Get tested and know your HIV status – GAC 

By Philip Tengzu

Wa, (UW/R), Sept. 08, GNA – The Ghana Aids Commission (GAC) has advised the public to continue to get tested to know their Human Iimmunodeficiency Virus (HIV) status to enable them to take the necessary precautionary measures against the virus.  

“Everybody should get tested and know your HIV status; if you are positive, you go for, and adhere to your medication and if you are negative you take preventive measures not to be infected,” Mr. Yakubu Dramani, the Upper West Regional Technical Coordinator of the GAC, said. 

He said this in an interview with the Ghana News Agency (GNA) in Wa. 

The interview was in relation to the information released by the National Aids Control Programme (NACP), which suggested an increase in new HIV infections in the country.  

According to the data from the NACP, out of a total of 948,094 people who tested for HIV from January to June 2022, 23,495 representing about 2 per cent tested positive for the virus. 

Mr. Dramani, however, observed that the figure may not be entirely new infection as some people who had tested positive previously and known their HIV status might have gone back to test within the period but did not dispute the fact that new infections were on the rise against the GAC’s target of reducing it.  

“What this tells us is that the newly infected people are still going up and the only way we can suppress and conquer this pandemic is to reduce the new infections; when the new infections are still going up it means we still have much work to do,” he explained.  

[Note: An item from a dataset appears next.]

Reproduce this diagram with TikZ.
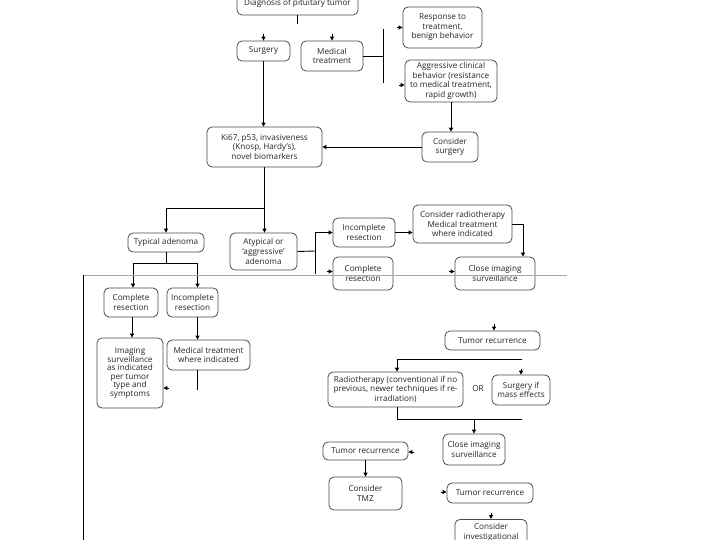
\documentclass[tikz,border=0pt]{standalone}
\usepackage{fontspec}
\setmainfont{Open Sans}
\usetikzlibrary{arrows.meta,calc}
\begin{document}
\begin{tikzpicture}[x=1bp,y=-1bp,
  bx/.style={draw=black!70, line width=0.8bp, rounded corners=5bp, align=center,
    font=\fontsize{8.2}{9.6}\selectfont, inner sep=1bp, text=black!85},
  ln/.style={draw=black, line width=0.9bp},
  ar/.style={ln, -{Triangle[length=4bp,width=4bp]}}]
\clip (0,0) rectangle (720,540);
\fill[white] (0,0) rectangle (720,540);

% upper part
\node[bx, minimum width=121bp, minimum height=23bp] (diag) at (297.5,3.5) {Diagnosis of pituitary tumor};
\node[bx, minimum width=53bp, minimum height=20bp] (surg) at (263.5,51) {Surgery};
\node[bx, minimum width=62bp, minimum height=30bp] (med) at (332,56) {Medical\\treatment};
\node[bx, minimum width=79bp, minimum height=41bp] (resp) at (442.5,27.5) {Response to\\treatment,\\benign behavior};
\node[bx, minimum width=92bp, minimum height=42bp] (aggr) at (451,81) {Aggressive clinical\\behavior (resistance\\to medical treatment,\\rapid growth)};
\node[bx, minimum width=56bp, minimum height=30bp] (cons) at (450,147) {Consider\\surgery};
\node[bx, minimum width=115bp, minimum height=40bp] (ki) at (264.5,147) {Ki67, p53, invasiveness\\(Knosp, Hardy's),\\novel biomarkers};
\node[bx, minimum width=76bp, minimum height=19bp] (typ) at (166,242.5) {Typical adenoma};
\node[bx, minimum width=67bp, minimum height=37bp] (atyp) at (263.5,251.5) {Atypical or\\`aggressive'\\adenoma};
\node[bx, minimum width=54bp, minimum height=29bp] (comL) at (131,302.5) {Complete\\resection};
\node[bx, minimum width=51bp, minimum height=29bp] (incL) at (192.5,302.5) {Incomplete\\resection};
\node[bx, minimum width=66bp, minimum height=70bp, font=\fontsize{8.2}{8.6}\selectfont] (img) at (130,373) {Imaging\\surveillance\\as indicated\\per tumor\\type and\\symptoms};
\node[bx, minimum width=83bp, minimum height=30bp] (medL) at (208.5,355) {Medical treatment\\where indicated};
\node[bx, minimum width=62bp, minimum height=29bp] (incR) at (364,232.5) {Incomplete\\resection};
\node[bx, minimum width=99bp, minimum height=38bp] (rad1) at (462.5,224) {Consider radiotherapy\\Medical treatment\\where indicated};
\node[bx, minimum width=60bp, minimum height=33bp] (comR) at (363,273.5) {Complete\\resection};
\node[bx, minimum width=80bp, minimum height=33bp] (closeR) at (495,273.5) {Close imaging\\surveillance};

% lower part
\node[bx, minimum width=95bp, minimum height=19bp] (tr1) at (492.5,340.5) {Tumor recurrence};
\node[bx, minimum width=135bp, minimum height=35bp] (radio) at (395.5,389.5) {Radiotherapy (conventional if no\\previous, newer techniques if re-\\irradiation)};
\node[font=\fontsize{8.2}{9.6}\selectfont, text=black!85] (or) at (478,389) {OR};
\node[bx, minimum width=58bp, minimum height=30bp] (surg2) at (521,390) {Surgery if\\mass effects};
\node[bx, minimum width=62bp, minimum height=31bp] (close2) at (474,449.5) {Close imaging\\surveillance};
\node[bx, minimum width=85bp, minimum height=18bp] (tr2) at (365.5,451) {Tumor recurrence};
\node[bx, minimum width=73bp, minimum height=33bp] (tmz) at (365.5,493.5) {Consider\\TMZ};
\node[bx, minimum width=86bp, minimum height=20bp] (tr3) at (490,493) {Tumor recurrence};
\node[bx, minimum width=72bp, inner ysep=4bp, anchor=north] (inv) at (491,519) {Consider\\investigational};

% coordinates
\coordinate (bar) at (383,56);
\coordinate (barT) at (383,29);
\coordinate (barB) at (383,83);
\coordinate (j1) at (264.5,208);
\coordinate (j2) at (166,263);
\coordinate (j3) at (315,251);
\coordinate (j3b) at (315,274);
\coordinate (j4) at (522,359);
\coordinate (j5) at (522,419);
\coordinate (gl1) at (83,275);
\coordinate (gl2) at (567,275);
\coordinate (vl) at (83,540);

% connectors upper
\draw[ln] (diag.south) -- ++(0,9);
\draw[ar] ($(surg.north)+(0,-7)$) -- (surg.north);
\draw[ar] ($(med.north)+(0,-7)$) -- (med.north);
\draw[ln] (med.east) -- (bar);
\draw[ln] (barT) -- (barB);
\draw[ar] ($(resp.west)+(-6,0)$) -- (resp.west);
\draw[ar] ($(aggr.west)+(-6,4)$) -- ($(aggr.west)+(0,4)$);
\draw[ar] (aggr.south) -- (aggr.south |- cons.north);
\draw[ar] (cons.west) -- (ki.east);
\draw[ar] (surg.south) -- (surg.south |- ki.north);
\draw[ln] (ki.south) -- (j1);
\draw[ar] (j1) -- (j1 |- atyp.north);
\draw[ar] (j1) -| (typ.north);
\draw[ln] (typ.south) -- (j2);
\draw[ar] (j2) -| ([xshift=2bp]comL.north);
\draw[ar] (j2) -| ([xshift=5bp]incL.north);
\draw[ar] ([xshift=1bp]comL.south) -- ([xshift=1bp]comL.south |- img.north);
\draw[ar] ([xshift=5bp]incL.south) -- ([xshift=5bp]incL.south |- medL.north);
\draw[ln] ([xshift=-11.5bp]medL.south) -- ++(0,20);
\draw[ar] ($(img.east)+(6,15)$) -- ($(img.east)+(0,15)$);
\draw[ln] (atyp.east) -- (j3);
\draw[ar] (j3) |- (incR.west);
\draw[ln] (j3) -- (j3b);
\draw[ar] ($(comR.west)+(-6,-2)$) -- ($(comR.west)+(0,-2)$);
\draw[ar] (incR.east) -- (incR.east -| rad1.west);
\draw[ar] (rad1.east) -| ([xshift=28bp]closeR.north);
\draw[ar] ($(closeR.west)+(-6,-2)$) -- ($(closeR.west)+(0,-2)$);

% divider and left line
\draw[black!35, line width=0.7bp] (gl1) -- (gl2);
\draw[ln] (gl1) -- (vl);

% connectors lower
\draw[ar] ($(tr1.north)+(1.5,-7)$) -- ($(tr1.north)+(1.5,0)$);
\draw[ar] (j4) -| ([xshift=1.5bp]radio.north);
\draw[ar] ($(surg2.north)+(0,-6)$) -- (surg2.north);
\draw[ln] ([xshift=1.5bp]radio.south) |- (j5);
\draw[ar] (close2.north |- j5) -- (close2.north);
\draw[ar] ($(tr2.east)+(6,1)$) -- ($(tr2.east)+(0,1)$);
\draw[ar] (tr2.south) -- (tr2.south |- tmz.north);
\draw[ar] ($(tr3.west)+(-6,-1)$) -- ($(tr3.west)+(0,-1)$);
\draw[ar] ($(inv.north)+(0,-6)$) -- (inv.north);
\end{tikzpicture}
\end{document}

The GAC Technical Coordinator stated that the target was to reduce new HIV infections by about 80 per cent by the year 2020 but it seemed to be increasing astronomically. 

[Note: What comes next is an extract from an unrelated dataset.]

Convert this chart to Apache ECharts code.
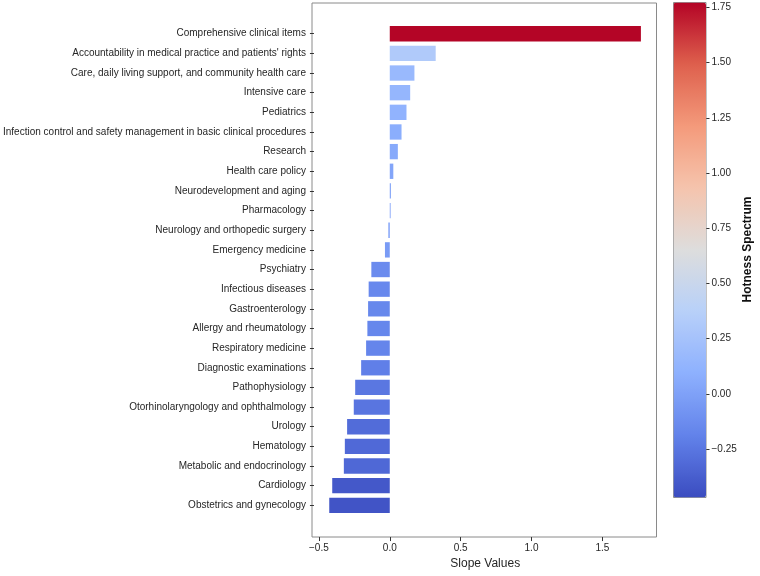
<!DOCTYPE html>
<html>
<head>
<meta charset="utf-8">
<script src="https://cdn.jsdelivr.net/npm/echarts@6/dist/echarts.min.js"></script>
<style>
  html, body { margin: 0; padding: 0; background: #fff; }
  #chart_slope { width: 760px; height: 576px; }
</style>
</head>
<body>
<div id="chart_slope"></div>
<script>
// categories top -> bottom
var categories = [
  'Comprehensive clinical items',
  "Accountability in medical practice and patients' rights",
  'Care, daily living support, and community health care',
  'Intensive care',
  'Pediatrics',
  'Infection control and safety management in basic clinical procedures',
  'Research',
  'Health care policy',
  'Neurodevelopment and aging',
  'Pharmacology',
  'Neurology and orthopedic surgery',
  'Emergency medicine',
  'Psychiatry',
  'Infectious diseases',
  'Gastroenterology',
  'Allergy and rheumatology',
  'Respiratory medicine',
  'Diagnostic examinations',
  'Pathophysiology',
  'Otorhinolaryngology and ophthalmology',
  'Urology',
  'Hematology',
  'Metabolic and endocrinology',
  'Cardiology',
  'Obstetrics and gynecology'
];
var slopeValues = [
  1.772, 0.324, 0.174, 0.144, 0.118, 0.083, 0.057, 0.025, 0.008, 0.006,
  -0.010, -0.034, -0.130, -0.149, -0.153, -0.158, -0.167, -0.202, -0.244,
  -0.254, -0.301, -0.317, -0.324, -0.406, -0.427
];
var xTicks = [-0.5, 0, 0.5, 1.0, 1.5];
var colorbarTicks = [-0.25, 0, 0.25, 0.5, 0.75, 1.0, 1.25, 1.5, 1.75];
var colorMin = -0.4675, colorMax = 1.775;
// matplotlib coolwarm
var coolwarm = ['#3b4cc0', '#6282ea', '#8db0fe', '#b8d0f9', '#dddddd',
                '#f5c4ad', '#f49a7b', '#de604d', '#b40426'];

function fmtMinus(s) { return s.replace('-', '\u2212'); }

var chart_slope = echarts.init(document.getElementById('chart_slope'));
var txt = '#262626';
var font = 'Liberation Sans, Arial, sans-serif';

var option_slope = {
  animation: false,
  textStyle: { fontFamily: font },
  grid: [
    // bars
    { left: 312, width: 344.5, top: 23.9, height: 491.25 },
    // colorbar axis
    { left: 673, width: 32.5, top: 2, height: 495 },
    // frame of plot
    { left: 312, width: 344.5, top: 3, height: 534, show: true,
      borderColor: '#8a8a8a', borderWidth: 1, backgroundColor: 'transparent' }
  ],
  xAxis: [
    {
      gridIndex: 0, type: 'value', min: -0.535, max: 1.882,
      offset: 21.9,
      splitLine: { show: false },
      axisLine: { show: false, onZero: false },
      axisTick: { show: true, length: 4, lineStyle: { color: '#333' }, customValues: xTicks },
      axisLabel: { color: txt, fontSize: 10, margin: 6, customValues: xTicks,
        formatter: function (v) { return fmtMinus(v.toFixed(1)); } },
      name: 'Slope Values', nameLocation: 'middle', nameGap: 21,
      nameTextStyle: { color: txt, fontSize: 12 }
    },
    { gridIndex: 1, type: 'value', min: 0, max: 1, show: false },
    { gridIndex: 2, type: 'value', min: 0, max: 1, show: false }
  ],
  yAxis: [
    {
      gridIndex: 0, type: 'category', data: categories, inverse: true,
      axisLine: { show: false, onZero: false },
      axisTick: { show: true, alignWithLabel: true, length: 4, lineStyle: { color: '#333' } },
      axisLabel: { color: txt, fontSize: 10, margin: 8 }
    },
    {
      gridIndex: 1, type: 'value', position: 'right', min: colorMin, max: colorMax,
      splitLine: { show: false },
      axisLine: { show: false, onZero: false },
      axisTick: { show: true, length: 4, lineStyle: { color: '#333' }, customValues: colorbarTicks },
      axisLabel: { color: txt, fontSize: 10, margin: 6, customValues: colorbarTicks,
        formatter: function (v) { return fmtMinus(v.toFixed(2)); } },
      name: 'Hotness Spectrum', nameLocation: 'middle', nameGap: 36, nameRotate: 90,
      nameTextStyle: { color: '#111', fontSize: 12, fontWeight: 'bold' }
    },
    { gridIndex: 2, type: 'value', min: 0, max: 1, show: false }
  ],
  visualMap: {
    type: 'continuous',
    seriesIndex: 0,
    dimension: 0,
    min: colorMin,
    max: colorMax,
    calculable: false,
    text: null,
    showLabel: false,
    left: 673,
    top: 2,
    padding: 0,
    itemWidth: 32.5,
    itemHeight: 495,
    borderColor: '#8a8a8a',
    borderWidth: 1,
    inRange: { color: coolwarm }
  },
  series: [
    {
      type: 'bar',
      xAxisIndex: 0, yAxisIndex: 0,
      data: slopeValues,
      barWidth: '78%'
    }
  ]
};
chart_slope.setOption(option_slope);
</script>
</body>
</html>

He said available data indicated that the HIV prevalence rate in the country stood at 1.68 per cent with about 346,120 people estimated to be living with HIV. 

He indicated that the data also pegged new HIV infections at 18,928 saying, “The most concerning thing is that young adults are becoming a vulnerable group.”  

“More than 5,211 of the new infections are aged between 15 to 24 years and about 83 per cent of those newly infected in this age group are females. 

“The likelihood of the young females spreading it is more because they are younger, they meet more people, and as we know, it spreads more through unprotected sex, and they may have more sex partners than the adult group over their lifetime,” he explained. 

Talking about the Upper West Region, Mr. Dramani said the prevalence rate in the region with the current data was 1.1 per cent, with an estimated 5,725 people living with the disease.  

He advised the public not to be complacent and to take precautionary measures seriously and appealed to the public not to stigmatize persons living with HIV, but to rather support and encourage them to go for medication to attain viral suppression. 

 “Our own discriminatory, stigmatizing attitude contributes hugely to the high new infections because the people are afraid to go for medications and keep spreading the virus,” he observed. 

Mr. Dramani also advised people living with HIV against relying on prayer camps and herbal medicines for cure, but they should rather adhere to the Anti-Retroviral Drugs.